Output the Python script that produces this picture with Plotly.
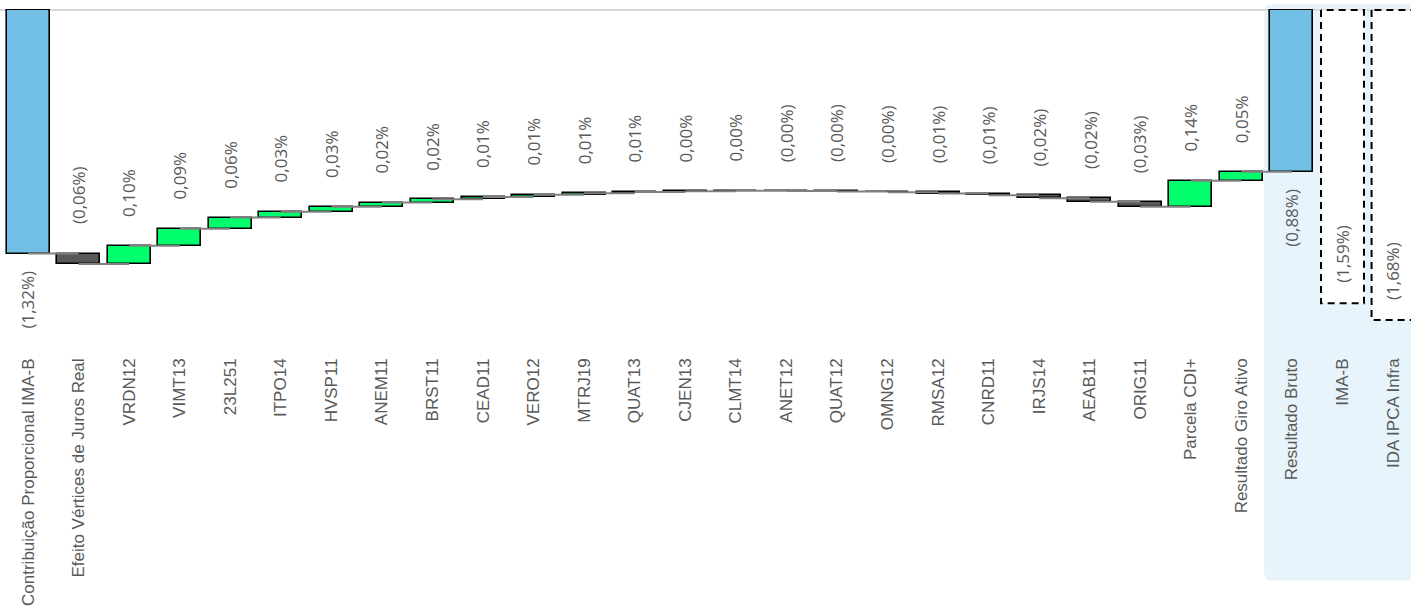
import numpy as np
import plotly.graph_objects as go

# ---------------- data ----------------
categories = [
    "Contribuição Proporcional IMA-B", "Efeito Vértices de Juros Real", "VRDN12", "VIMT13",
    "23L251", "ITPO14", "HVSP11", "ANEM11", "BRST11", "CEAD11", "VERO12", "MTRJ19",
    "QUAT13", "CJEN13", "CLMT14", "ANET12", "QUAT12", "OMNG12", "RMSA12", "CNRD11",
    "IRJS14", "AEAB11", "ORIG11", "Parcela CDI+", "Resultado Giro Ativo",
    "Resultado Bruto", "IMA-B", "IDA IPCA Infra",
]
start_value = -1.32  # Contribuição Proporcional IMA-B (%)
step_values = [  # Efeito Vértices ... Resultado Giro Ativo (%)
    -0.057, 0.099, 0.092, 0.061, 0.032, 0.027, 0.022, 0.018, 0.013, 0.011, 0.009,
    0.007, 0.004, 0.002, -0.001, -0.003, -0.004, -0.007, -0.009, -0.016, -0.020,
    -0.026, 0.141, 0.048,
]
benchmark_values = [-1.59, -1.68]  # IMA-B, IDA IPCA Infra (%)

# ---------------- derived ----------------
steps = np.array(step_values)
ends = start_value + np.cumsum(steps)
total_value = ends[-1]
starts = np.concatenate([[start_value], ends[:-1]])

n_steps = len(steps)
idx = np.arange(len(categories))
bases = [0.0] + list(starts) + [0.0] + [0.0] * len(benchmark_values)
heights = [start_value] + list(steps) + [total_value] + benchmark_values
levels = [start_value] + list(ends)  # cumulative level after each of first bars

BLUE = "#71BFE4"
GREEN = "#00FF6C"
GREY = "#595959"
colors = [BLUE] + [GREEN if v >= 0 else GREY for v in steps] + [BLUE] + ["white"] * len(benchmark_values)
line_w = [1.6] * (2 + n_steps) + [0] * len(benchmark_values)
BW = 0.85


def fmt(v):
    s = f"{abs(v):.2f}".replace(".", ",") + "%"
    return f"({s})" if v < 0 else s


fig = go.Figure()

fig.add_trace(go.Bar(
    x=idx, y=heights, base=bases, width=BW,
    marker=dict(color=colors, line=dict(color="black", width=line_w)),
    hoverinfo="skip", showlegend=False,
))

# connectors
cx, cy = [], []
for i, lv in enumerate(levels):
    cx += [i, i + 1, None]
    cy += [lv, lv, None]
fig.add_trace(go.Scatter(x=cx, y=cy, mode="lines", line=dict(color="#808080", width=2),
                         hoverinfo="skip", showlegend=False))

# dashed benchmark outlines
for k, v in enumerate(benchmark_values):
    i = 2 + n_steps + k
    fig.add_trace(go.Scatter(
        x=[i - BW / 2, i - BW / 2, i + BW / 2, i + BW / 2, i - BW / 2],
        y=[0, v, v, 0, 0], mode="lines",
        line=dict(color="black", width=2, dash="7px,5px"),
        hoverinfo="skip", showlegend=False))

# value labels
lab_font = dict(family="Open Sans", size=17, color="#595959")
ann = []
# first bar: below its end
ann.append(dict(x=0, y=start_value, text=fmt(start_value), textangle=-90, showarrow=False,
                yanchor="top", yshift=-15, font=lab_font))
for j, v in enumerate(steps):
    i = j + 1
    top = max(starts[j], ends[j])
    ann.append(dict(x=i, y=top, text=fmt(v), textangle=-90, showarrow=False,
                    yanchor="bottom", yshift=27, font=lab_font))
i_tot = n_steps + 1
ann.append(dict(x=i_tot, y=total_value, text=fmt(total_value), textangle=-90, showarrow=False,
                yanchor="top", yshift=-15, font=lab_font))
for k, v in enumerate(benchmark_values):
    i = i_tot + 1 + k
    ann.append(dict(x=i, y=v, text=fmt(v), textangle=-90, showarrow=False,
                    yanchor="bottom", yshift=18, font=lab_font))

# background panel for results (rounded left corners)
x0 = n_steps + 0.45
x1 = len(categories) + 1
y_top, y_bot = 1.0148, -0.691
rx, ry = 0.16, 0.024
panel = (f"M {x1},{y_top} L {x0 + rx},{y_top} Q {x0},{y_top} {x0},{y_top - ry} "
         f"L {x0},{y_bot + ry} Q {x0},{y_bot} {x0 + rx},{y_bot} L {x1},{y_bot} Z")

shapes = [
    dict(type="path", path=panel, xref="x", yref="paper", fillcolor="#E8F4FB",
         line=dict(width=0), layer="below"),
    dict(type="line", xref="paper", yref="y", x0=0, x1=1, y0=0, y1=0,
         line=dict(color="#D9D9D9", width=2), layer="below"),
]

fig.update_layout(
    width=1411, height=610,
    margin=dict(l=0, r=0, t=9, b=263),
    paper_bgcolor="white", plot_bgcolor="rgba(0,0,0,0)",
    bargap=0, showlegend=False,
    annotations=ann, shapes=shapes,
    xaxis=dict(
        range=[-0.554, 27.355], tickmode="array", tickvals=list(idx), ticktext=categories,
        tickangle=-90, tickfont=dict(family="Liberation Sans", size=17, color="#595959"),
        ticklabelstandoff=7,
        showgrid=False, zeroline=False, showline=False, ticks="",
    ),
    yaxis=dict(range=[-1.8266, 0.0054], visible=False, showgrid=False, zeroline=False),
)

fig.write_html("out.html", config={"displayModeBar": False},
               post_script="document.body.style.margin='0';")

+===+

Write out the listing above again, exactly, but with no pictures in the copy.

Output the Python script that produces this picture with Plotly.
import numpy as np
import plotly.graph_objects as go

# ---------------- data ----------------
categories = [
    "Contribuição Proporcional IMA-B", "Efeito Vértices de Juros Real", "VRDN12", "VIMT13",
    "23L251", "ITPO14", "HVSP11", "ANEM11", "BRST11", "CEAD11", "VERO12", "MTRJ19",
    "QUAT13", "CJEN13", "CLMT14", "ANET12", "QUAT12", "OMNG12", "RMSA12", "CNRD11",
    "IRJS14", "AEAB11", "ORIG11", "Parcela CDI+", "Resultado Giro Ativo",
    "Resultado Bruto", "IMA-B", "IDA IPCA Infra",
]
start_value = -1.32  # Contribuição Proporcional IMA-B (%)
step_values = [  # Efeito Vértices ... Resultado Giro Ativo (%)
    -0.057, 0.099, 0.092, 0.061, 0.032, 0.027, 0.022, 0.018, 0.013, 0.011, 0.009,
    0.007, 0.004, 0.002, -0.001, -0.003, -0.004, -0.007, -0.009, -0.016, -0.020,
    -0.026, 0.141, 0.048,
]
benchmark_values = [-1.59, -1.68]  # IMA-B, IDA IPCA Infra (%)

# ---------------- derived ----------------
steps = np.array(step_values)
ends = start_value + np.cumsum(steps)
total_value = ends[-1]
starts = np.concatenate([[start_value], ends[:-1]])

n_steps = len(steps)
idx = np.arange(len(categories))
bases = [0.0] + list(starts) + [0.0] + [0.0] * len(benchmark_values)
heights = [start_value] + list(steps) + [total_value] + benchmark_values
levels = [start_value] + list(ends)  # cumulative level after each of first bars

BLUE = "#71BFE4"
GREEN = "#00FF6C"
GREY = "#595959"
colors = [BLUE] + [GREEN if v >= 0 else GREY for v in steps] + [BLUE] + ["white"] * len(benchmark_values)
line_w = [1.6] * (2 + n_steps) + [0] * len(benchmark_values)
BW = 0.85


def fmt(v):
    s = f"{abs(v):.2f}".replace(".", ",") + "%"
    return f"({s})" if v < 0 else s


fig = go.Figure()

fig.add_trace(go.Bar(
    x=idx, y=heights, base=bases, width=BW,
    marker=dict(color=colors, line=dict(color="black", width=line_w)),
    hoverinfo="skip", showlegend=False,
))

# connectors
cx, cy = [], []
for i, lv in enumerate(levels):
    cx += [i, i + 1, None]
    cy += [lv, lv, None]
fig.add_trace(go.Scatter(x=cx, y=cy, mode="lines", line=dict(color="#808080", width=2),
                         hoverinfo="skip", showlegend=False))

# dashed benchmark outlines
for k, v in enumerate(benchmark_values):
    i = 2 + n_steps + k
    fig.add_trace(go.Scatter(
        x=[i - BW / 2, i - BW / 2, i + BW / 2, i + BW / 2, i - BW / 2],
        y=[0, v, v, 0, 0], mode="lines",
        line=dict(color="black", width=2, dash="7px,5px"),
        hoverinfo="skip", showlegend=False))

# value labels
lab_font = dict(family="Open Sans", size=17, color="#595959")
ann = []
# first bar: below its end
ann.append(dict(x=0, y=start_value, text=fmt(start_value), textangle=-90, showarrow=False,
                yanchor="top", yshift=-15, font=lab_font))
for j, v in enumerate(steps):
    i = j + 1
    top = max(starts[j], ends[j])
    ann.append(dict(x=i, y=top, text=fmt(v), textangle=-90, showarrow=False,
                    yanchor="bottom", yshift=27, font=lab_font))
i_tot = n_steps + 1
ann.append(dict(x=i_tot, y=total_value, text=fmt(total_value), textangle=-90, showarrow=False,
                yanchor="top", yshift=-15, font=lab_font))
for k, v in enumerate(benchmark_values):
    i = i_tot + 1 + k
    ann.append(dict(x=i, y=v, text=fmt(v), textangle=-90, showarrow=False,
                    yanchor="bottom", yshift=18, font=lab_font))

# background panel for results (rounded left corners)
x0 = n_steps + 0.45
x1 = len(categories) + 1
y_top, y_bot = 1.0148, -0.691
rx, ry = 0.16, 0.024
panel = (f"M {x1},{y_top} L {x0 + rx},{y_top} Q {x0},{y_top} {x0},{y_top - ry} "
         f"L {x0},{y_bot + ry} Q {x0},{y_bot} {x0 + rx},{y_bot} L {x1},{y_bot} Z")

shapes = [
    dict(type="path", path=panel, xref="x", yref="paper", fillcolor="#E8F4FB",
         line=dict(width=0), layer="below"),
    dict(type="line", xref="paper", yref="y", x0=0, x1=1, y0=0, y1=0,
         line=dict(color="#D9D9D9", width=2), layer="below"),
]

fig.update_layout(
    width=1411, height=610,
    margin=dict(l=0, r=0, t=9, b=263),
    paper_bgcolor="white", plot_bgcolor="rgba(0,0,0,0)",
    bargap=0, showlegend=False,
    annotations=ann, shapes=shapes,
    xaxis=dict(
        range=[-0.554, 27.355], tickmode="array", tickvals=list(idx), ticktext=categories,
        tickangle=-90, tickfont=dict(family="Liberation Sans", size=17, color="#595959"),
        ticklabelstandoff=7,
        showgrid=False, zeroline=False, showline=False, ticks="",
    ),
    yaxis=dict(range=[-1.8266, 0.0054], visible=False, showgrid=False, zeroline=False),
)

fig.write_html("out.html", config={"displayModeBar": False},
               post_script="document.body.style.margin='0';")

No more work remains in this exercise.